Material shown →

--------------------

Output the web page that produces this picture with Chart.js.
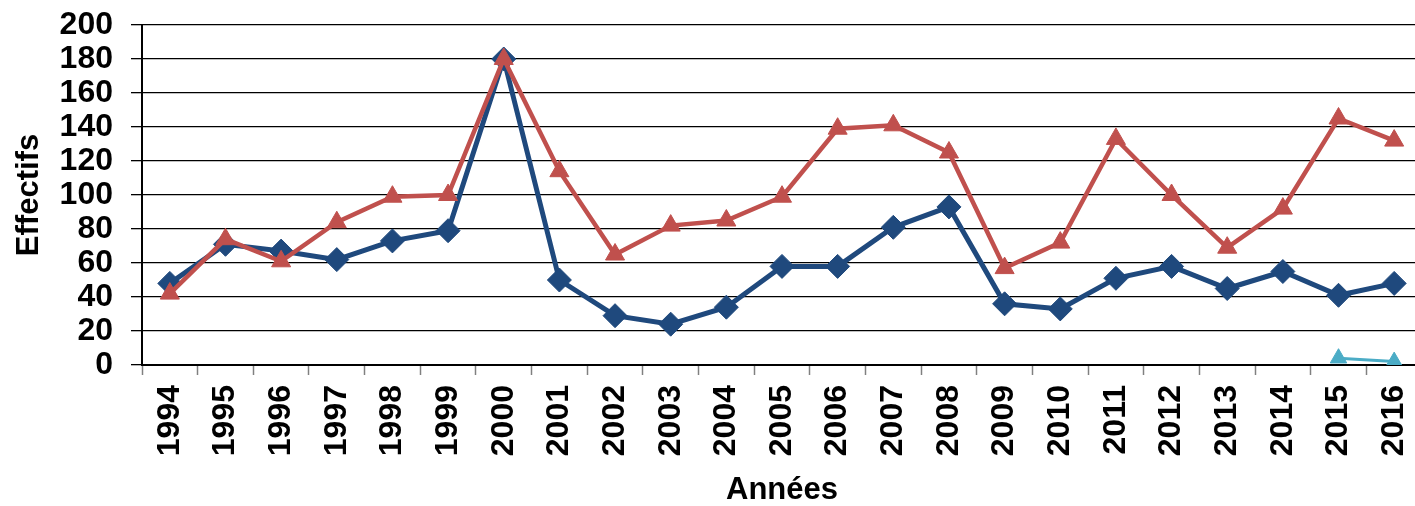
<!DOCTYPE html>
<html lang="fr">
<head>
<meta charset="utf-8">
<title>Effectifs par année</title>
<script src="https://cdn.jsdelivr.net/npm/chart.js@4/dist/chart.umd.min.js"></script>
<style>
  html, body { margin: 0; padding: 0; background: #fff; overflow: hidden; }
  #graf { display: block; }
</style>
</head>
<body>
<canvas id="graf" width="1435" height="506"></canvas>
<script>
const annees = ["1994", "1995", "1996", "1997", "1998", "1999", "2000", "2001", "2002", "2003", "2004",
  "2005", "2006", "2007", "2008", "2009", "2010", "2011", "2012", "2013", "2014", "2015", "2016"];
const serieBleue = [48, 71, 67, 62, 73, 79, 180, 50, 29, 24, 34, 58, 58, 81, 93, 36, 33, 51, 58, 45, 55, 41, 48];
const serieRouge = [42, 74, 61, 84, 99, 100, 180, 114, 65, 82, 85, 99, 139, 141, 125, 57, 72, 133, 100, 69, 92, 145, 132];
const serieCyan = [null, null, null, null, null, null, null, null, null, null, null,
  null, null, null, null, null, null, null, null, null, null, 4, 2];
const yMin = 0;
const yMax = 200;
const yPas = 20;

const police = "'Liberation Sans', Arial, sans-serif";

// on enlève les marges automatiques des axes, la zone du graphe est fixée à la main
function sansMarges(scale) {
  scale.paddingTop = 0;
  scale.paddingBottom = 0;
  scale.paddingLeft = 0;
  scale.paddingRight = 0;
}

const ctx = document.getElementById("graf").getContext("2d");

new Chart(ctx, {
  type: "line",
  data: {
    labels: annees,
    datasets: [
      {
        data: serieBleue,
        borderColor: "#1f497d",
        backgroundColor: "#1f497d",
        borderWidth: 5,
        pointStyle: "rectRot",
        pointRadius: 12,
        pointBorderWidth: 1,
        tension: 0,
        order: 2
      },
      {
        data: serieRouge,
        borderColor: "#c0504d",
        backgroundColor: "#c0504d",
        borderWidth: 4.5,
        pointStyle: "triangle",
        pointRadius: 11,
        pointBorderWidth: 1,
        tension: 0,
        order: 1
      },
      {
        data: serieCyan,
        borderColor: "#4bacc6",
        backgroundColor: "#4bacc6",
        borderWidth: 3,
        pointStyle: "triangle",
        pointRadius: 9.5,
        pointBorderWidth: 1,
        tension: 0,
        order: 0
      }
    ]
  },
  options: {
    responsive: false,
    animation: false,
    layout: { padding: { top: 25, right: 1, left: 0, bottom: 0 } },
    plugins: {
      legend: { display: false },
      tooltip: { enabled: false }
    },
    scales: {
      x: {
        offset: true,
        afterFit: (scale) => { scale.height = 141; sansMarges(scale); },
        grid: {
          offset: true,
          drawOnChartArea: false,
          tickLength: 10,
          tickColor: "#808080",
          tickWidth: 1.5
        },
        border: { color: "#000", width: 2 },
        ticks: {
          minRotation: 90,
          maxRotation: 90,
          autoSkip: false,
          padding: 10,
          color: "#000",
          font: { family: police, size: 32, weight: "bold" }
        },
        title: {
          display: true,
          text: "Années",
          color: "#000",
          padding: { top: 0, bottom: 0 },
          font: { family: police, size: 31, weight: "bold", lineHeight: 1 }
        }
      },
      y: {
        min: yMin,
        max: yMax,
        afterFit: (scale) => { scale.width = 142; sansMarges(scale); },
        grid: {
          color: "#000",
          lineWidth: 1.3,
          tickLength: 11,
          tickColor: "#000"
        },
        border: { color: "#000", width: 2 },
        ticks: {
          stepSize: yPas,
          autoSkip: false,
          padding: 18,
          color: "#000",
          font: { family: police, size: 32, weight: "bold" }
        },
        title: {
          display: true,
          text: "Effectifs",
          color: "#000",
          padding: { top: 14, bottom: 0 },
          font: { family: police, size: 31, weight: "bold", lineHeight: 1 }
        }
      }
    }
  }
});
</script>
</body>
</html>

--------------------

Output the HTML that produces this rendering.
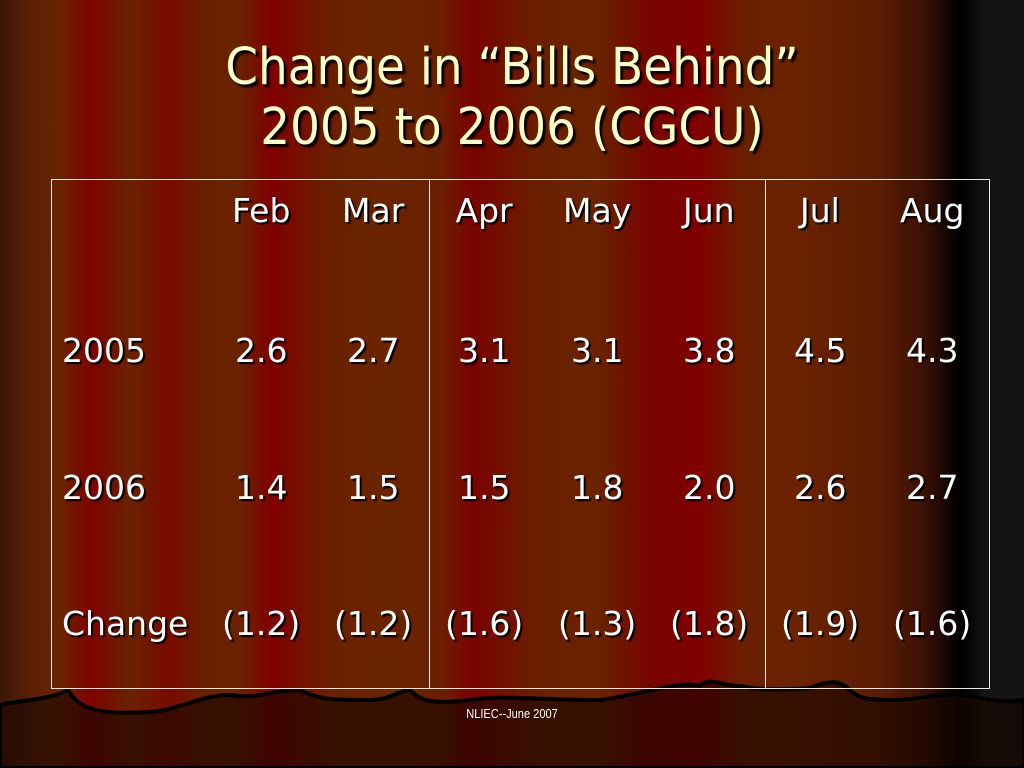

--------------------

What is required → Reproduce the data above exactly, but only the lines from the one showing "Output the web" through the one showing "const yPas = 20;", with both ends kept and the pictures left out.

Solution to this exercise →
Output the web page that produces this picture with Chart.js.
<!DOCTYPE html>
<html lang="fr">
<head>
<meta charset="utf-8">
<title>Effectifs par année</title>
<script src="https://cdn.jsdelivr.net/npm/chart.js@4/dist/chart.umd.min.js"></script>
<style>
  html, body { margin: 0; padding: 0; background: #fff; overflow: hidden; }
  #graf { display: block; }
</style>
</head>
<body>
<canvas id="graf" width="1435" height="506"></canvas>
<script>
const annees = ["1994", "1995", "1996", "1997", "1998", "1999", "2000", "2001", "2002", "2003", "2004",
  "2005", "2006", "2007", "2008", "2009", "2010", "2011", "2012", "2013", "2014", "2015", "2016"];
const serieBleue = [48, 71, 67, 62, 73, 79, 180, 50, 29, 24, 34, 58, 58, 81, 93, 36, 33, 51, 58, 45, 55, 41, 48];
const serieRouge = [42, 74, 61, 84, 99, 100, 180, 114, 65, 82, 85, 99, 139, 141, 125, 57, 72, 133, 100, 69, 92, 145, 132];
const serieCyan = [null, null, null, null, null, null, null, null, null, null, null,
  null, null, null, null, null, null, null, null, null, null, 4, 2];
const yMin = 0;
const yMax = 200;
const yPas = 20;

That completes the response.